Relationships between tables
We need to associate lots of people with lots of interests. This is one of three possible patterns you will see again and again with your data: one-to-one, one-to-many and many-to-many. Once you have identified the pattern your data matches, coming up with the design of yur table is easy
In the one-to-one pattern, a record in table A can have at most ONE matching record in table B. One example of this is where table A contains your name, and table B contains your salary details and social security number to isolate them in order to keep them more secure.
Both tables with contain your ID number. The employee_id in the parent table is a primary key, the employee_id in the child table is a foreign key.
When to use one-to-one tables:
- Pulling the data out may allow you to write faster queries. For example, if most of the time you need to query the SSN and not much else, yu could query just the smaller table.
- If you have a column containing values you don't yet know, you can isolate it and avoid NULL values in your main table.
- You may wish to make some of your data less accessible, isolating it can allow you to restrict access to it. For example, if you have a table of employees, you might want to keep their salary information out of the main table.
- If you have a large piece of data, a BLOB type for example, you may want that large data in a seperate table.
One-to-many means that a record in table A may have many matching records in table B, but a record in table B can only match one record in table A.
For example, in a contacts table (table A), each person has only one 'prof_id' (proffession id), but more than one person in the contacts list may have the same prof_id. For example, the prof id for Programmer may show up more than once in my_contacts, but each person in my contacts will only have one prof id.
In this case, we moved the profession column to a new child table and changed the proffession column in the parent table to a foreign key called 'prof_id'. Since it's a one-to-many relationship, we can use the prof_id in both tabels to allow us to connect them.
Because the prof id can repeat (have many matching records), this can't be a primary key, it is a foreign key because it references a key from another table.
Many children own many toys. More than one child can have a toy that is of the same brand.
To create a many-to-many table, we need two one-to-many tables that link to a junction table. A junction table contains the primary key columns of the two tables we want to relate to each other.
The children table contains two columns, a 'child_id 🔑' column, and a 'child' column.
The toy table also contains two columns, a 'toy_id 🔑' column and a 'toy_name' column.
The junction table contains two columns, a 'child_id ✈️ 🔑' and a 'toy_id ✈️ 🔑' column.
Composite keys are like primary keys, but whereas the primary key uses only one column, a composite key uses multiple columns.
So far, we have talked about how data in a table relates to other tables, but not how the columns in a table relate to each other.
A composite key is a primary key composed of multiple columns, creating a unique key.
While there may be duplicate data in each of the individual columns, the assumption is that together, both columns will form a unique pair.
Imagine have a table of superheroes, where the columns are: name, power and weakness.
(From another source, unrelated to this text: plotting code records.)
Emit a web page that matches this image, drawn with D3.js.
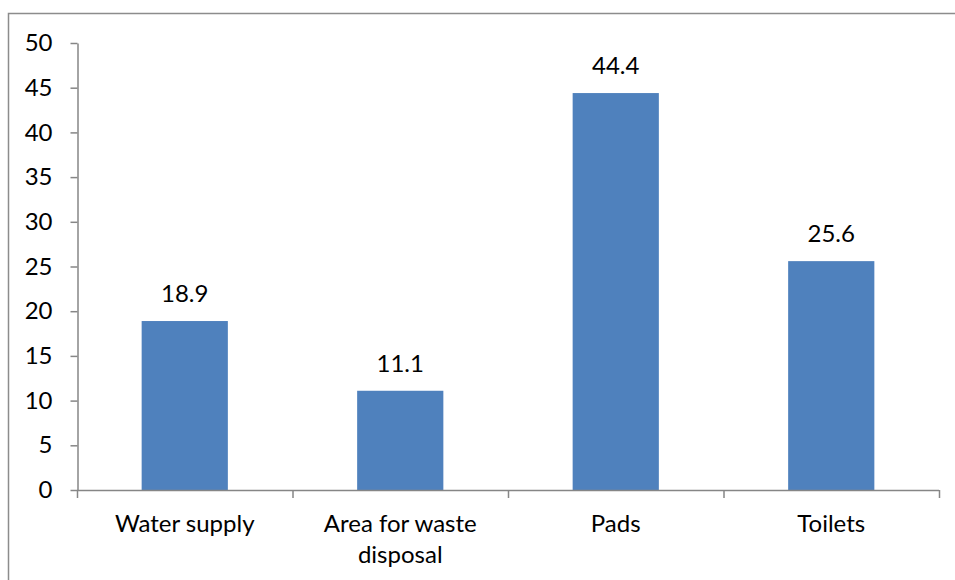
<!DOCTYPE html>
<html>
<head>
<meta charset="utf-8">
<script src="https://cdn.jsdelivr.net/npm/d3@7"></script>
<style>
  html, body { margin: 0; padding: 0; background: #fff; }
  svg { display: block; }
  text { font-family: Lato, "Open Sans", sans-serif; fill: #000; }
</style>
</head>
<body>
<script>
const categories = [["Water supply"], ["Area for waste", "disposal"], ["Pads"], ["Toilets"]];
const values = [18.9, 11.1, 44.4, 25.6];
const yTicks = [0, 5, 10, 15, 20, 25, 30, 35, 40, 45, 50];

const W = 955, H = 580;
const fontSize = 24;
const svg = d3.select("body").append("svg").attr("width", W).attr("height", H);

// outer chart frame (runs off the right and bottom edges)
svg.append("path")
  .attr("d", "M8.5,580 V13.5 H955")
  .attr("fill", "none").attr("stroke", "#8c8c8c").attr("stroke-width", 1.5);

const plot = { left: 77, right: 939, top: 43, bottom: 490 };
const keys = categories.map((c, i) => i);

const x = d3.scaleBand().domain(keys).range([plot.left, plot.right]).paddingInner(0.6).paddingOuter(0.3);
const y = d3.scaleLinear().domain([0, 50]).range([plot.bottom, plot.top]);

const axisColor = "#868686";

// y axis
const yAxis = svg.append("g").attr("transform", `translate(${plot.left + 0.5},0)`)
  .call(d3.axisLeft(y).tickValues(yTicks).tickSize(7).tickPadding(18).tickSizeOuter(0));
yAxis.select(".domain").attr("stroke", axisColor).attr("stroke-width", 1.5);
yAxis.selectAll(".tick line").attr("stroke", axisColor).attr("stroke-width", 1.5);
yAxis.selectAll(".tick text").attr("font-size", fontSize).attr("font-family", "Lato, sans-serif").attr("fill", "#000");

// bars
svg.selectAll("rect.bar").data(values).enter().append("rect")
  .attr("class", "bar")
  .attr("x", (d, i) => x(i))
  .attr("width", x.bandwidth())
  .attr("y", d => y(d))
  .attr("height", d => plot.bottom - y(d))
  .attr("fill", "#4f81bd");

// value labels
svg.selectAll("text.val").data(values).enter().append("text")
  .attr("class", "val")
  .attr("x", (d, i) => x(i) + x.bandwidth() / 2)
  .attr("y", d => y(d) - 19)
  .attr("text-anchor", "middle")
  .attr("font-size", fontSize)
  .text(d => d.toFixed(1));

// x axis line with category boundary ticks
const step = (plot.right - plot.left) / categories.length;
const boundaries = d3.range(categories.length + 1).map(i => plot.left + i * step);
svg.append("line")
  .attr("x1", plot.left).attr("x2", plot.right).attr("y1", plot.bottom + 0.5).attr("y2", plot.bottom + 0.5)
  .attr("stroke", axisColor).attr("stroke-width", 1.5);
svg.selectAll("line.xtick").data(boundaries).enter().append("line")
  .attr("class", "xtick")
  .attr("x1", d => d + 0.5).attr("x2", d => d + 0.5)
  .attr("y1", plot.bottom).attr("y2", plot.bottom + 8)
  .attr("stroke", axisColor).attr("stroke-width", 1.5);

// category labels
const catG = svg.selectAll("text.cat").data(categories).enter().append("text")
  .attr("class", "cat")
  .attr("x", (d, i) => x(i) + x.bandwidth() / 2)
  .attr("y", 532)
  .attr("text-anchor", "middle")
  .attr("font-size", fontSize);
catG.selectAll("tspan").data(d => d).enter().append("tspan")
  .attr("x", function () { return d3.select(this.parentNode).attr("x"); })
  .attr("dy", (d, i) => i === 0 ? 0 : 31)
  .text(d => d);
</script>
</body>
</html>
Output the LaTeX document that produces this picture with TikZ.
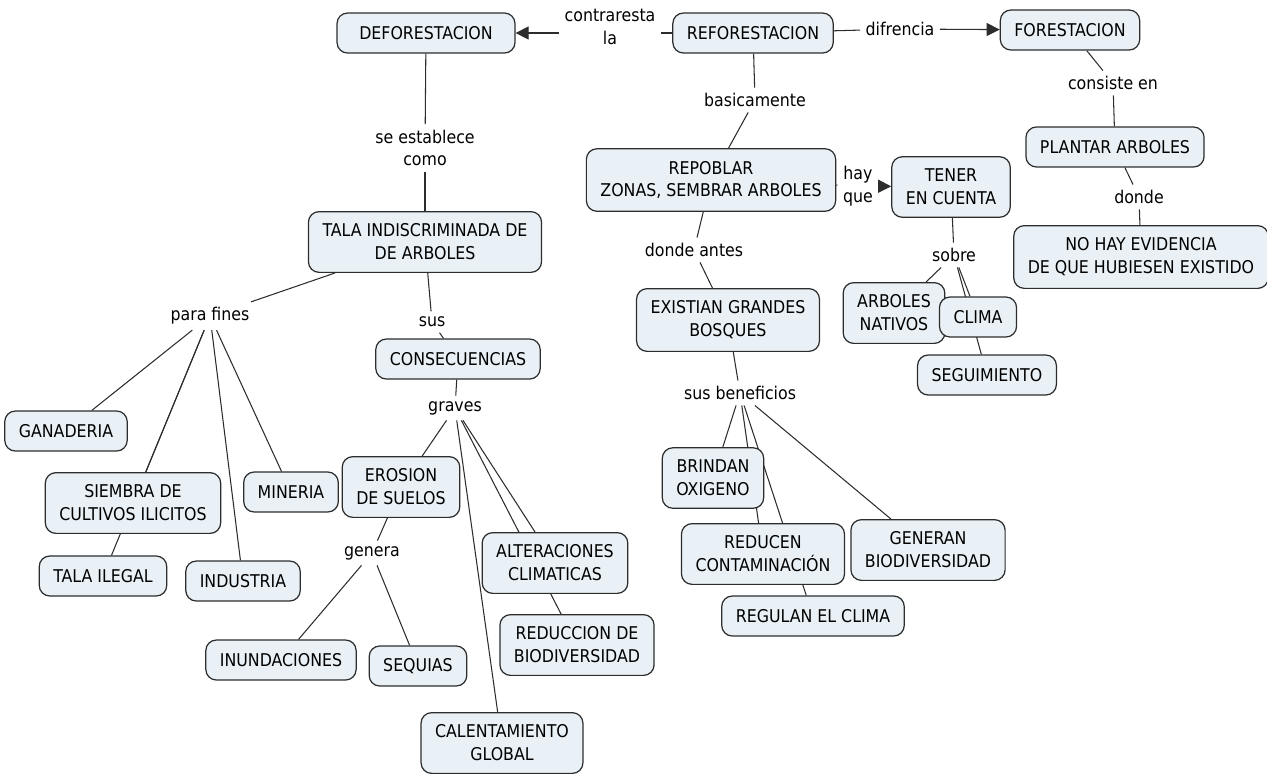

We assume that when combined, the name and power columns will create a unique composite key.
When a column's data must change when another column's data is modified, the first column is functionally dependent on the second.
For example, if we have two columns, a name and an initial column, when we change one of them, we must change the other.
A quick way to describe a function dependency is to write this: T.x ->; T.y (a good idea to map dependencies in not SQL projects too - personal opinion).
super_heroes.name ->; super_heroes.initials. This means: In the super heroes relational table, the initial column in functionally dependent on the name column.
A non-dependent column does not change if another colum changes, it stands alone.
Partial functional dependency
A partial functional dependency means that a non-key column is dependent on some, but not all of the columns in a composite primary key. In our superheroes table, the initials column is partially dependent on name, because if the superhero's name changes, the initials value will too, but if the power changes, and not the same, our superhero's initials will stay the same.
Transistive functional dependency
We also need to consider how each non-key column relates to the others. If an arch-enemy moves to a different city, it doesn't change his arch enemy id. If changing any of the non-key columns might cause any of the other columns to change, you have a transitive dependency.
For example, if the arch enemy id changes, then the arch enemy city could but may not for definite change alnog with it.
A transitive functional dependency is when any non-key column is related to any of the other non-key columns.
Recap 1NF, 2NF and 3NF rules that you want all of your tables to follow
- Columns contain only atomic values
- No repeating groups of data
- Be in 1NF
- Have no partial or functional dependencies
- Be in 2NF
- Have no transitive dependencies
A table follows 1NF AND 2NF rules if ALL the columns in the table are part of the primary key OR it has a single column primary key.